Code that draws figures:
━━━━━━

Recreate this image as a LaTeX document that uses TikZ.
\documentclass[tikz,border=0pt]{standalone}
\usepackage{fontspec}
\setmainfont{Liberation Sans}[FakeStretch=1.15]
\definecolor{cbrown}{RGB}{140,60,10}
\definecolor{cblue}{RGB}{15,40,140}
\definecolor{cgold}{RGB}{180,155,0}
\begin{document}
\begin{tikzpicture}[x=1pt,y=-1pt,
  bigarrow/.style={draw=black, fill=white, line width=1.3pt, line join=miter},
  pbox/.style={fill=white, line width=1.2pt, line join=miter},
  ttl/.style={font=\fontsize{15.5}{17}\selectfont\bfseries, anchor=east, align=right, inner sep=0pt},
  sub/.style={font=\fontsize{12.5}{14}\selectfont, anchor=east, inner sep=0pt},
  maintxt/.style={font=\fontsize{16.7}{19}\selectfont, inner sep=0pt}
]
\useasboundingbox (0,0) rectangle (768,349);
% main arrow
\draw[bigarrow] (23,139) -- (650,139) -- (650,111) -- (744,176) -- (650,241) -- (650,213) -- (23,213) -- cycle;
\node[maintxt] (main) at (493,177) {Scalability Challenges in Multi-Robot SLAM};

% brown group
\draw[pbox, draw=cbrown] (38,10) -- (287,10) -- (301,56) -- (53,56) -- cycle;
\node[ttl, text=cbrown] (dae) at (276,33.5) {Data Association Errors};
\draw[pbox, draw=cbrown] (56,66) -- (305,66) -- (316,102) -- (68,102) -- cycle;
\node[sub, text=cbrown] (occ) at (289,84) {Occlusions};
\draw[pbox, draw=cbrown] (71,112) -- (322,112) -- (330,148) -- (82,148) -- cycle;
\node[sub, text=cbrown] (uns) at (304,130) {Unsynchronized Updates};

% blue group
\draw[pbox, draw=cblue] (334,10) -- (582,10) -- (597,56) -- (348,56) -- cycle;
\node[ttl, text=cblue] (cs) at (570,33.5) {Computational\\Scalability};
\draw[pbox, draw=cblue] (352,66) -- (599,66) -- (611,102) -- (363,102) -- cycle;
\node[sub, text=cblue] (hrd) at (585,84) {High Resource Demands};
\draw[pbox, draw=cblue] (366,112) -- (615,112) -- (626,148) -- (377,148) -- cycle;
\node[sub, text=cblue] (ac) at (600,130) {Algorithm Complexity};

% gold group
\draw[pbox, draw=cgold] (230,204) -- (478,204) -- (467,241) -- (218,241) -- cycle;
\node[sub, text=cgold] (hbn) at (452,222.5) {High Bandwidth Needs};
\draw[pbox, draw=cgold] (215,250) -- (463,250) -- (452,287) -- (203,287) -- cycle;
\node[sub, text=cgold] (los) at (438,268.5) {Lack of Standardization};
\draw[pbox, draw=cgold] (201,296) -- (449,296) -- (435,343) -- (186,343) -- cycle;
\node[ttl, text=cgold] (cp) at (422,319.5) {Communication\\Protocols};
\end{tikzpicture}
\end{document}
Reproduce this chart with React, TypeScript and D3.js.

━━━━━━

What is asked: Produce an exact copy of every entry above.

Reply:
Recreate this image as a LaTeX document that uses TikZ.
\documentclass[tikz,border=0pt]{standalone}
\usepackage{fontspec}
\setmainfont{Liberation Sans}[FakeStretch=1.15]
\definecolor{cbrown}{RGB}{140,60,10}
\definecolor{cblue}{RGB}{15,40,140}
\definecolor{cgold}{RGB}{180,155,0}
\begin{document}
\begin{tikzpicture}[x=1pt,y=-1pt,
  bigarrow/.style={draw=black, fill=white, line width=1.3pt, line join=miter},
  pbox/.style={fill=white, line width=1.2pt, line join=miter},
  ttl/.style={font=\fontsize{15.5}{17}\selectfont\bfseries, anchor=east, align=right, inner sep=0pt},
  sub/.style={font=\fontsize{12.5}{14}\selectfont, anchor=east, inner sep=0pt},
  maintxt/.style={font=\fontsize{16.7}{19}\selectfont, inner sep=0pt}
]
\useasboundingbox (0,0) rectangle (768,349);
% main arrow
\draw[bigarrow] (23,139) -- (650,139) -- (650,111) -- (744,176) -- (650,241) -- (650,213) -- (23,213) -- cycle;
\node[maintxt] (main) at (493,177) {Scalability Challenges in Multi-Robot SLAM};

% brown group
\draw[pbox, draw=cbrown] (38,10) -- (287,10) -- (301,56) -- (53,56) -- cycle;
\node[ttl, text=cbrown] (dae) at (276,33.5) {Data Association Errors};
\draw[pbox, draw=cbrown] (56,66) -- (305,66) -- (316,102) -- (68,102) -- cycle;
\node[sub, text=cbrown] (occ) at (289,84) {Occlusions};
\draw[pbox, draw=cbrown] (71,112) -- (322,112) -- (330,148) -- (82,148) -- cycle;
\node[sub, text=cbrown] (uns) at (304,130) {Unsynchronized Updates};

% blue group
\draw[pbox, draw=cblue] (334,10) -- (582,10) -- (597,56) -- (348,56) -- cycle;
\node[ttl, text=cblue] (cs) at (570,33.5) {Computational\\Scalability};
\draw[pbox, draw=cblue] (352,66) -- (599,66) -- (611,102) -- (363,102) -- cycle;
\node[sub, text=cblue] (hrd) at (585,84) {High Resource Demands};
\draw[pbox, draw=cblue] (366,112) -- (615,112) -- (626,148) -- (377,148) -- cycle;
\node[sub, text=cblue] (ac) at (600,130) {Algorithm Complexity};

% gold group
\draw[pbox, draw=cgold] (230,204) -- (478,204) -- (467,241) -- (218,241) -- cycle;
\node[sub, text=cgold] (hbn) at (452,222.5) {High Bandwidth Needs};
\draw[pbox, draw=cgold] (215,250) -- (463,250) -- (452,287) -- (203,287) -- cycle;
\node[sub, text=cgold] (los) at (438,268.5) {Lack of Standardization};
\draw[pbox, draw=cgold] (201,296) -- (449,296) -- (435,343) -- (186,343) -- cycle;
\node[ttl, text=cgold] (cp) at (422,319.5) {Communication\\Protocols};
\end{tikzpicture}
\end{document}
Reproduce this chart with React, TypeScript and D3.js.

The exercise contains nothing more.